Week 8: An election-eve maneuver to boost his approval rating? Perhaps, but partisan accusations don't prevent President George W. Bush from sending U.S. troops into East Rutherford, N.J. The commander in chief cites the pleas of players complaining about a tyrannical leader, coach Tom Coughlin, who has hidden his reputation as a WMD--well-meaning disciplinarian.
Week 9: Ricky "Cheech" Williams reappears in the renegade CFL--no, not that one, the Caribbean Football League--playing under the name Spilda Bongwatta for the Jamaica BoLaCereals.
Week 10: With the pro football team in "Hockey Town" struggling--again!--the Lions offer a promotion to attract idle NHL fans, management and players: reduced ticket prices with proof of NHL ownership or without front teeth; Zamboni racing at halftime; fresh ice in soft drinks between quarters, and, instead of dropping yellow flags, the game officials will signal infractions by throwing octopi.
Week 11: A fondue incident in 2002. A punter chopped down by an ax-cident involving a locker room motivational prop last season.
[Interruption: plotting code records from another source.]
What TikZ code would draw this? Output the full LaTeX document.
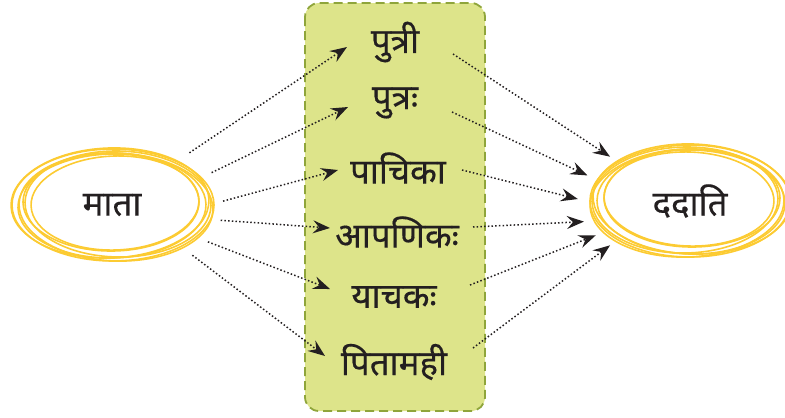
\documentclass[tikz,border=0pt]{standalone}
\usepackage{fontspec}
\newfontfamily\deva[Script=Devanagari,FakeBold=0.4]{Noto Sans}
\usetikzlibrary{shapes.geometric,arrows.meta}
\definecolor{boxfill}{HTML}{DDE48A}
\definecolor{boxline}{HTML}{8FA53B}
\definecolor{ringcol}{HTML}{FCCB32}
\definecolor{ink}{HTML}{231F20}

\begin{document}
\begin{tikzpicture}[x=1bp,y=-1bp,
    word/.style={font=\deva\fontsize{35}{40}\selectfont, text=ink, inner sep=0pt},
    hub/.style={ellipse, inner sep=0pt, font=\deva\fontsize{35}{40}\selectfont, text=ink},
    ring/.style={draw=ringcol, line width=1.6bp},
    link/.style={line width=1.5bp, dash pattern=on 1.5bp off 2.2bp, ink,
      -{Stealth[length=17bp,width=13bp,inset=6bp]}}]
  \useasboundingbox (0,0) rectangle (785,417);
  % middle box
  \draw[boxline, fill=boxfill, line width=1.8bp, dash pattern=on 9bp off 5bp,
    rounded corners=14bp] (305,3) rectangle (485,411);
  % the two hubs
  \node[hub, minimum width=222bp, minimum height=145bp] (mata) at (112,205) {माता};
  \node[hub, minimum width=224bp, minimum height=126bp] (dadati) at (690,201) {ददाति};
  \foreach \dx/\dy/\rx/\ry/\r in {1/0/101/56/0, -2/-2/99/55/2, 4/2/97/54/-2, 0/1/94/52/1,
      6/-1/93/53/-1, -1/-3/88/49/0, 3/-2/84/47/2}
    \draw[ring] ([shift={(\dx,\dy)}]mata.center) ellipse [x radius=\rx bp, y radius=\ry bp, rotate=\r];
  \foreach \dx/\dy/\rx/\ry/\r in {0/0/100/56/0, 2/-2/99/55/-2, -3/2/97/54/2, 1/1/94/52/-1,
      -5/-1/93/53/1, 2/-3/88/49/0, -1/-2/85/47/-2}
    \draw[ring] ([shift={(\dx,\dy)}]dadati.center) ellipse [x radius=\rx bp, y radius=\ry bp, rotate=\r];
  % words
  \node[word] (w1) at (395,42) {पुत्री};
  \node[word] (w2) at (395,103) {पुत्रः};
  \node[word] (w3) at (398,168) {पाचिका};
  \node[word] (w4) at (397,232) {आपणिकः};
  \node[word] (w5) at (394,297) {याचकः};
  \node[word] (w6) at (394,362) {पितामही};
  % arrows
  \foreach \w/\a/\lx/\ly/\rx/\ry/\b in {1/34.9/-48/5/58/12/151.7, 2/18.6/-47/4/57/9/166.6,
      3/2.6/-60/2/64/2/179.5, 4/-8.9/-67/-4/76/-5/191, 5/-21.1/-64/-8/76/-12/200.4,
      6/-32/-69/-6/79/-14/209.9} {
    \draw[link] (mata.\a) -- ([shift={(\lx,\ly)}]w\w.center);
    \draw[link] ([shift={(\rx,\ry)}]w\w.center) -- (dadati.\b);
  }
\end{tikzpicture}
\end{document}
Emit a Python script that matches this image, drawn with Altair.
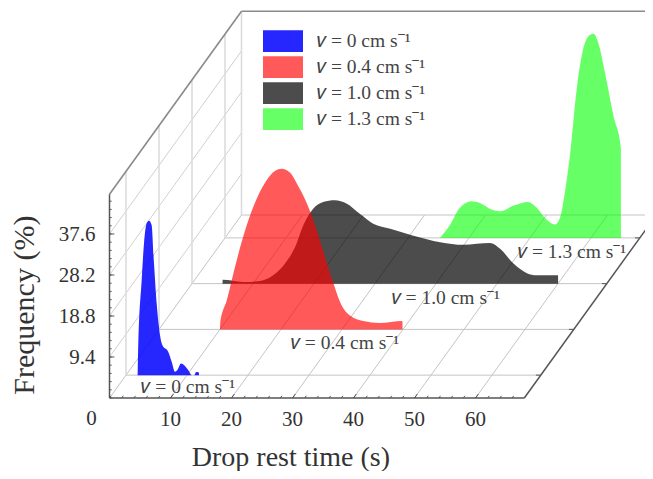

Management brings the ax down on Jacksonville coach Jack Del Rio because of unusual practice methods, including sprints with scissors, a dirty-needle tip drill and monkey rolls on hot coals,
Week 12: The kickoff of the Eagles-Giants game in New Jersey is delayed due to the late return of Philadelphia's Terrell Owens and New York's Jeremy Shockey from a civil ceremony in nearby Massachusetts.
Week 13: No Ricky Williams, no David Boston and nowhere to go but up for the Dolphins as the depth chart at quarterback lists William Hung as third string behind Jay Fiedler and A.J. Feeley.
Week 14: Production begins for NFL Rims and Mel Gibson on the controversial saga of last year's season-ending moment for Green Bay's almighty figure, entitled: The Passin' of the Favre.
Week 15: In a bold move to improve ratings, producers add some sizzle to Edge NFL Matchup by replacing Ron Jaworski with Joe Namath at the host desk alongside Suzy Kolber.
Week 16: California voters approve funding for an NFL stadium in Los Angeles. Live on the Tonight Show with Jay Leno, Arnold Schwarzenegger announces his intention to run for head coach of an expansion franchise in L.A. because he is not a "girlie man."
Week 17: The ceremonial pregame coin toss at FedEx Field is performed by incoming White House chief of staff Mike Ditka.
Super Bowl: The only X's in the broadcast are Roman numerals, especially during the halftime show, when reality star Omarosa Manigault-Stallworth of the first season of The Apprentice and Martha Stewart of Building 2, Level A, Cell 34 (via satellite) perform a medley of uplifting songs. The Vikings and the Bills agree to remain tied at 24---that way, neither team loses.